WHAT THE EXERCISE ASKS:
Write out each line exactly as given. Leave the pictures out of your copy.

# GIVEN DATA start

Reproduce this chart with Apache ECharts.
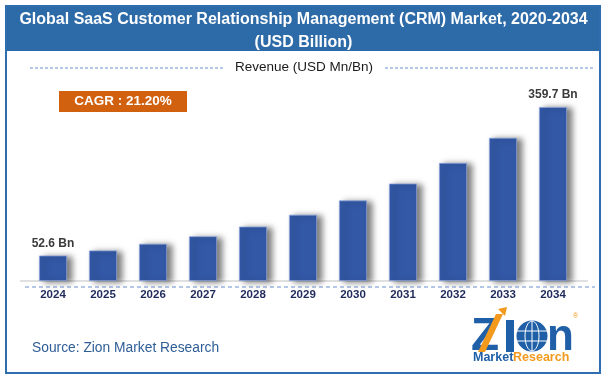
<!DOCTYPE html>
<html><head><meta charset="utf-8">
<script src="https://cdn.jsdelivr.net/npm/echarts@6/dist/echarts.min.js"></script>
<style>html,body{margin:0;padding:0;background:#fff}#c{width:607px;height:380px}</style>
</head><body><div id="c"></div>
<script>
const categories = ['2024','2025','2026','2027','2028','2029','2030','2031','2032','2033','2034'];
const revenue = [52.6, 63.1, 77.0, 92.5, 112.5, 137.0, 166.5, 201.5, 244.0, 296.0, 359.7];
const labelledYears = ['2024', '2034'];
const titleLine1 = 'Global SaaS Customer Relationship Management (CRM) Market, 2020-2034';
const titleLine2 = '(USD Billion)';
const legendText = 'Revenue (USD Mn/Bn)';
const cagrText = 'CAGR : 21.20%';
const sourceText = 'Source: Zion Market Research';

const F = '"Liberation Sans", Arial, sans-serif';
const chart = echarts.init(document.getElementById('c'), null, {renderer: 'canvas'});

const barData = revenue.map((v, i) => ({
  value: v,
  label: { show: labelledYears.includes(categories[i]) }
}));

chart.setOption({
  animation: false,
  backgroundColor: '#ffffff',
  grid: { left: 28, right: 29, top: 87.5, bottom: 99, containLabel: false },
  xAxis: {
    type: 'category', data: categories,
    axisLine: { show: false }, axisTick: { show: false },
    axisLabel: { fontFamily: F, fontWeight: 'bold', fontSize: 11.5, color: '#1f2a5c', margin: 8 }
  },
  yAxis: { type: 'value', min: 0, max: 400, show: false, splitLine: { show: false } },
  series: [{
    type: 'bar', data: barData, barWidth: 28,
    itemStyle: {
      color: '#3358a6', borderColor: 'rgba(140,165,220,0.9)', borderWidth: 0.8,
      shadowColor: 'rgba(0,0,0,0.5)', shadowBlur: 6, shadowOffsetX: 5, shadowOffsetY: 1
    },
    label: {
      position: 'top', distance: 6, fontFamily: F, fontWeight: 'bold', fontSize: 12, color: '#3a3a3a',
      formatter: p => p.value + ' Bn'
    }
  }],
  graphic: [
    { type: 'rect', shape: { x: 6, y: 6, width: 594, height: 367 }, style: { fill: 'none', stroke: '#2e6db0', lineWidth: 2 }, z: 10 },
    { type: 'rect', shape: { x: 6, y: 6, width: 594, height: 45 }, style: { fill: '#2d6aa8' }, z: 5 },
    { type: 'text', x: 303.5, y: 20, style: { text: titleLine1, fill: '#ffffff', font: 'bold 16px ' + F, align: 'center', verticalAlign: 'middle' }, z: 11 },
    { type: 'text', x: 303.5, y: 42.5, style: { text: titleLine2, fill: '#ffffff', font: 'bold 16px ' + F, align: 'center', verticalAlign: 'middle' }, z: 11 },
    { type: 'line', shape: { x1: 30, y1: 68, x2: 224, y2: 68 }, style: { stroke: '#6b8fcf', lineWidth: 1, lineDash: [3, 2] } },
    { type: 'line', shape: { x1: 385, y1: 68, x2: 595, y2: 68 }, style: { stroke: '#6b8fcf', lineWidth: 1, lineDash: [3, 2] } },
    { type: 'text', x: 304, y: 67, style: { text: legendText, fill: '#1a1a1a', font: '13.5px ' + F, align: 'center', verticalAlign: 'middle' } },
    { type: 'rect', shape: { x: 59, y: 91, width: 128, height: 21 }, style: { fill: '#d1600f' } },
    { type: 'text', x: 123, y: 101.5, style: { text: cagrText, fill: '#ffffff', font: 'bold 13.5px ' + F, align: 'center', verticalAlign: 'middle' } },
    { type: 'line', shape: { x1: 20, y1: 281, x2: 588, y2: 281 }, style: { stroke: '#d6d6d6', lineWidth: 1.5 }, z: 1 },
    { type: 'line', shape: { x1: 25, y1: 287, x2: 595, y2: 287 }, style: { stroke: '#6b8fcf', lineWidth: 1, lineDash: [4, 3] } },
    { type: 'text', x: 32, y: 348, style: { text: sourceText, fill: '#2f5d97', font: '13.8px ' + F, verticalAlign: 'middle' } },
    { type: 'group', children: [
      { type: 'text', x: 471, y: 337, style: { text: 'Z', fill: '#1f5fa8', font: 'bold 46px ' + F, verticalAlign: 'middle' } },
      { type: 'polygon', shape: { points: [[478, 352], [485, 352], [503, 314], [496, 314]] }, style: { fill: '#f39a1e' } },
      { type: 'polygon', shape: { points: [[498, 309], [507, 307], [505, 316]] }, style: { fill: '#f39a1e' } },
      { type: 'rect', shape: { x: 506, y: 320, width: 8, height: 32 }, style: { fill: '#1f5fa8' } },
      { type: 'circle', shape: { cx: 532, cy: 336, r: 15.5 }, style: { fill: '#1f5fa8' } },
      { type: 'ellipse', shape: { cx: 532, cy: 336, rx: 7, ry: 15 }, style: { fill: 'none', stroke: '#ffffff', lineWidth: 1 } },
      { type: 'line', shape: { x1: 517, y1: 331, x2: 547, y2: 331 }, style: { stroke: '#ffffff', lineWidth: 1 } },
      { type: 'line', shape: { x1: 517, y1: 341, x2: 547, y2: 341 }, style: { stroke: '#ffffff', lineWidth: 1 } },
      { type: 'line', shape: { x1: 532, y1: 321, x2: 532, y2: 351 }, style: { stroke: '#ffffff', lineWidth: 1 } },
      { type: 'text', x: 547, y: 338, style: { text: 'n', fill: '#1f5fa8', font: 'bold 44px ' + F, verticalAlign: 'middle' } },
      { type: 'text', x: 573, y: 316, style: { text: '®', fill: '#f39a1e', font: '7px ' + F, verticalAlign: 'middle' } },
      { type: 'text', x: 473, y: 358, style: { text: 'Market', fill: '#1f5fa8', font: 'bold 12.5px ' + F, verticalAlign: 'middle' } },
      { type: 'text', x: 513, y: 358, style: { text: 'Research', fill: '#f39a1e', font: 'bold 12.5px ' + F, verticalAlign: 'middle' } }
    ] }
  ]
});
</script>
</body></html>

# GIVEN DATA end

FINAL RESULT:
Reproduce this chart with Apache ECharts.
<!DOCTYPE html>
<html><head><meta charset="utf-8">
<script src="https://cdn.jsdelivr.net/npm/echarts@6/dist/echarts.min.js"></script>
<style>html,body{margin:0;padding:0;background:#fff}#c{width:607px;height:380px}</style>
</head><body><div id="c"></div>
<script>
const categories = ['2024','2025','2026','2027','2028','2029','2030','2031','2032','2033','2034'];
const revenue = [52.6, 63.1, 77.0, 92.5, 112.5, 137.0, 166.5, 201.5, 244.0, 296.0, 359.7];
const labelledYears = ['2024', '2034'];
const titleLine1 = 'Global SaaS Customer Relationship Management (CRM) Market, 2020-2034';
const titleLine2 = '(USD Billion)';
const legendText = 'Revenue (USD Mn/Bn)';
const cagrText = 'CAGR : 21.20%';
const sourceText = 'Source: Zion Market Research';

const F = '"Liberation Sans", Arial, sans-serif';
const chart = echarts.init(document.getElementById('c'), null, {renderer: 'canvas'});

const barData = revenue.map((v, i) => ({
  value: v,
  label: { show: labelledYears.includes(categories[i]) }
}));

chart.setOption({
  animation: false,
  backgroundColor: '#ffffff',
  grid: { left: 28, right: 29, top: 87.5, bottom: 99, containLabel: false },
  xAxis: {
    type: 'category', data: categories,
    axisLine: { show: false }, axisTick: { show: false },
    axisLabel: { fontFamily: F, fontWeight: 'bold', fontSize: 11.5, color: '#1f2a5c', margin: 8 }
  },
  yAxis: { type: 'value', min: 0, max: 400, show: false, splitLine: { show: false } },
  series: [{
    type: 'bar', data: barData, barWidth: 28,
    itemStyle: {
      color: '#3358a6', borderColor: 'rgba(140,165,220,0.9)', borderWidth: 0.8,
      shadowColor: 'rgba(0,0,0,0.5)', shadowBlur: 6, shadowOffsetX: 5, shadowOffsetY: 1
    },
    label: {
      position: 'top', distance: 6, fontFamily: F, fontWeight: 'bold', fontSize: 12, color: '#3a3a3a',
      formatter: p => p.value + ' Bn'
    }
  }],
  graphic: [
    { type: 'rect', shape: { x: 6, y: 6, width: 594, height: 367 }, style: { fill: 'none', stroke: '#2e6db0', lineWidth: 2 }, z: 10 },
    { type: 'rect', shape: { x: 6, y: 6, width: 594, height: 45 }, style: { fill: '#2d6aa8' }, z: 5 },
    { type: 'text', x: 303.5, y: 20, style: { text: titleLine1, fill: '#ffffff', font: 'bold 16px ' + F, align: 'center', verticalAlign: 'middle' }, z: 11 },
    { type: 'text', x: 303.5, y: 42.5, style: { text: titleLine2, fill: '#ffffff', font: 'bold 16px ' + F, align: 'center', verticalAlign: 'middle' }, z: 11 },
    { type: 'line', shape: { x1: 30, y1: 68, x2: 224, y2: 68 }, style: { stroke: '#6b8fcf', lineWidth: 1, lineDash: [3, 2] } },
    { type: 'line', shape: { x1: 385, y1: 68, x2: 595, y2: 68 }, style: { stroke: '#6b8fcf', lineWidth: 1, lineDash: [3, 2] } },
    { type: 'text', x: 304, y: 67, style: { text: legendText, fill: '#1a1a1a', font: '13.5px ' + F, align: 'center', verticalAlign: 'middle' } },
    { type: 'rect', shape: { x: 59, y: 91, width: 128, height: 21 }, style: { fill: '#d1600f' } },
    { type: 'text', x: 123, y: 101.5, style: { text: cagrText, fill: '#ffffff', font: 'bold 13.5px ' + F, align: 'center', verticalAlign: 'middle' } },
    { type: 'line', shape: { x1: 20, y1: 281, x2: 588, y2: 281 }, style: { stroke: '#d6d6d6', lineWidth: 1.5 }, z: 1 },
    { type: 'line', shape: { x1: 25, y1: 287, x2: 595, y2: 287 }, style: { stroke: '#6b8fcf', lineWidth: 1, lineDash: [4, 3] } },
    { type: 'text', x: 32, y: 348, style: { text: sourceText, fill: '#2f5d97', font: '13.8px ' + F, verticalAlign: 'middle' } },
    { type: 'group', children: [
      { type: 'text', x: 471, y: 337, style: { text: 'Z', fill: '#1f5fa8', font: 'bold 46px ' + F, verticalAlign: 'middle' } },
      { type: 'polygon', shape: { points: [[478, 352], [485, 352], [503, 314], [496, 314]] }, style: { fill: '#f39a1e' } },
      { type: 'polygon', shape: { points: [[498, 309], [507, 307], [505, 316]] }, style: { fill: '#f39a1e' } },
      { type: 'rect', shape: { x: 506, y: 320, width: 8, height: 32 }, style: { fill: '#1f5fa8' } },
      { type: 'circle', shape: { cx: 532, cy: 336, r: 15.5 }, style: { fill: '#1f5fa8' } },
      { type: 'ellipse', shape: { cx: 532, cy: 336, rx: 7, ry: 15 }, style: { fill: 'none', stroke: '#ffffff', lineWidth: 1 } },
      { type: 'line', shape: { x1: 517, y1: 331, x2: 547, y2: 331 }, style: { stroke: '#ffffff', lineWidth: 1 } },
      { type: 'line', shape: { x1: 517, y1: 341, x2: 547, y2: 341 }, style: { stroke: '#ffffff', lineWidth: 1 } },
      { type: 'line', shape: { x1: 532, y1: 321, x2: 532, y2: 351 }, style: { stroke: '#ffffff', lineWidth: 1 } },
      { type: 'text', x: 547, y: 338, style: { text: 'n', fill: '#1f5fa8', font: 'bold 44px ' + F, verticalAlign: 'middle' } },
      { type: 'text', x: 573, y: 316, style: { text: '®', fill: '#f39a1e', font: '7px ' + F, verticalAlign: 'middle' } },
      { type: 'text', x: 473, y: 358, style: { text: 'Market', fill: '#1f5fa8', font: 'bold 12.5px ' + F, verticalAlign: 'middle' } },
      { type: 'text', x: 513, y: 358, style: { text: 'Research', fill: '#f39a1e', font: 'bold 12.5px ' + F, verticalAlign: 'middle' } }
    ] }
  ]
});
</script>
</body></html>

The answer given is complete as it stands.